Quando la partita iva è donna

“Se vuoi che qualcosa venga detto, chiedi ad un uomo. Se vuoi che qualcosa venga fatto, chiedi a una donna”. Margaret Tatcher
 
A dispetto della crisi, dell’instabilità politica e sociale, dell’allarmismo dei media e della crescita zero, sono le donne a trainare la ripresa o comunque ad osare di più quando si tratta di fare impresa.
Le partite iva al femminile crescono, superando il 40% della quota totale delle nuove aperture, con incrementi significativi anche al Centro-Sud. 
Il tema dei “diritti”, siano essi ferie o maternità, tocca dunque sempre meno le signore, disposte a mettersi in gioco anche individualmente: oltre il 70% delle start-up femminili sono infatti persone fisiche, che avviano un’attività libero professionale (avvocati o commercialiste, geologhe o ingegneri) o commerciale, nei settori più diversificati, dal petfood alla cosmetica, dall’agriturismo ai servizi sociali.
Già nel 1992 le normative del nostro Paese parlano di agevolazioni per le imprese femminili, e ad oggi sono disponibili diverse soluzioni per le piccole aziende in rosa: contributi a fondo perduto, per almeno il 50% del capitale (il resto rimborsabile a rate mensili), agevolazioni per l’acquisto di alcuni prodotti e servizi, fondi e corsi specifici per la formazione del personale, accesso semplificato al microcredito, fondo di Garanzia supportato dallo Stato. 
Il sistema delle Camere di Commercio, le associazioni di categoria e gli ordini professionali possono fornire le opportune informazioni e, in alcuni casi, aiutare la neo-imprenditrice o la neo-professionista nella presentazione della documentazione per accedere a bandi e finanziamenti agevolati. 
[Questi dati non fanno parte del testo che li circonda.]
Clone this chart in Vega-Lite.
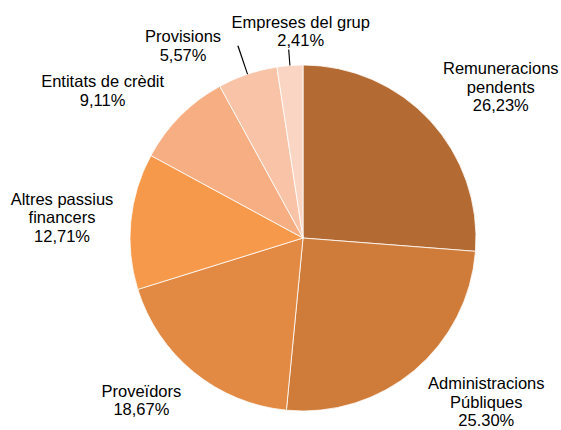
{
  "$schema": "https://vega.github.io/schema/vega-lite/v6.json",
  "width": 561,
  "height": 430,
  "autosize": "none",
  "padding": 0,
  "background": "white",
  "data": {
    "values": [
      { "name": "Remuneracions pendents", "pct": 26.23, "label": "Remuneracions\npendents\n26,23%" },
      { "name": "Administracions Públiques", "pct": 25.30, "label": "Administracions\nPúbliques\n25.30%" },
      { "name": "Proveïdors", "pct": 18.67, "label": "Proveïdors\n18,67%" },
      { "name": "Altres passius financers", "pct": 12.71, "label": "Altres passius\nfinancers\n12,71%" },
      { "name": "Entitats de crèdit", "pct": 9.11, "label": "Entitats de crèdit\n9,11%" },
      { "name": "Provisions", "pct": 5.57, "label": "Provisions\n5,57%" },
      { "name": "Empreses del grup", "pct": 2.41, "label": "Empreses del grup\n2,41%" }
    ]
  },
  "layer": [
    {
      "mark": { "type": "arc", "x": 303, "y": 238, "radius": 173, "stroke": "white", "strokeWidth": 0.8 },
      "encoding": {
        "theta": { "field": "pct", "type": "quantitative", "stack": true, "scale": { "domain": [0, 100] } },
        "order": { "field": "pct", "sort": "descending" },
        "color": {
          "field": "name",
          "type": "nominal",
          "sort": null,
          "legend": null,
          "scale": {
            "domain": ["Remuneracions pendents", "Administracions Públiques", "Proveïdors", "Altres passius financers", "Entitats de crèdit", "Provisions", "Empreses del grup"],
            "range": ["#b46b33", "#cf7c3a", "#e28a43", "#f6994a", "#f6ae82", "#f8c3a6", "#fbd5c3"]
          }
        }
      }
    },
    {
      "transform": [
        { "window": [{ "op": "sum", "field": "pct", "as": "cum" }], "sort": [{ "field": "pct", "order": "descending" }], "frame": [null, 0] },
        { "filter": "datum.pct < 6" },
        { "calculate": "datum.cum - datum.pct / 2 - 0.05", "as": "lo" },
        { "calculate": "datum.cum - datum.pct / 2 + 0.05", "as": "hi" }
      ],
      "mark": {
        "type": "arc",
        "x": 303,
        "y": 238,
        "radius": 173,
        "radius2": { "expr": "datum.pct > 5 ? 203 : 189" },
        "color": "#000"
      },
      "encoding": {
        "theta": { "field": "lo", "type": "quantitative", "scale": { "domain": [0, 100] } },
        "theta2": { "field": "hi" }
      }
    },
    {
      "mark": {
        "type": "text",
        "x": 303,
        "y": 238,
        "radius": 215,
        "font": "Liberation Sans",
        "fontSize": 16.5,
        "lineHeight": 18.5,
        "lineBreak": "\n",
        "align": "center",
        "baseline": "middle",
        "color": "#000",
        "dx": { "expr": "({'Remuneracions pendents': 40, 'Administracions Públiques': 45, 'Proveïdors': -26, 'Altres passius financers': -27, 'Entitats de crèdit': -48, 'Provisions': -51, 'Empreses del grup': 14})[datum.name]" },
        "dy": { "expr": "({'Remuneracions pendents': -22.5, 'Administracions Públiques': -18.5, 'Proveïdors': -13, 'Altres passius financers': -17.5, 'Entitats de crèdit': -4, 'Provisions': 3, 'Empreses del grup': -1})[datum.name]" }
      },
      "encoding": {
        "theta": { "field": "pct", "type": "quantitative", "stack": true, "scale": { "domain": [0, 100] } },
        "order": { "field": "pct", "sort": "descending" },
        "text": { "field": "label" }
      }
    }
  ],
  "config": {
    "view": { "stroke": null }
  }
}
Un recente studio di Confesercenti afferma che le imprese femminili crescono più velocemente di quelle maschili, ma hanno un’esistenza più breve: il ciclo di vita medio di un’impresa ‘rosa’ (12,9 anni) è infatti di quasi due anni più breve rispetto alla media delle imprese in generale (14,7 anni). 
Nonostante i progressi fatti fino ad ora, le imprenditrici ancora devono fare i conti con criticità superiori alla media durante l’attività economica: lo scarso raggiungimento delle pari opportunità rispetto agli uomini (il 95% delle intervistate lamenta forme di discriminazione subite in ambito professionale) e la difficoltà di conciliare lavoro e impegni familiari (per il 50% del campione le misure messe in atto per alleviare i problemi di inclusione sociale ed economica delle donne lavoratrici sono inadeguate).
Fragili, ma determinate e dinamiche, le nuove imprese al femminile, che danno un contributo concreto a sostegno dell’occupazione, meritano dunque supporto ed attenzione da parte delle istituzioni e dell’opinione pubblica. E le donne, da parte loro, debbono “fare quadrato”, guadagnando centimetro dopo centimetro la valorizzazione delle loro idee, della loro propensione al rischio, del loro equilibrio nel gestire situazioni critiche.
Citando una celebre scrittrice francese: non si nasce donne, si diventa.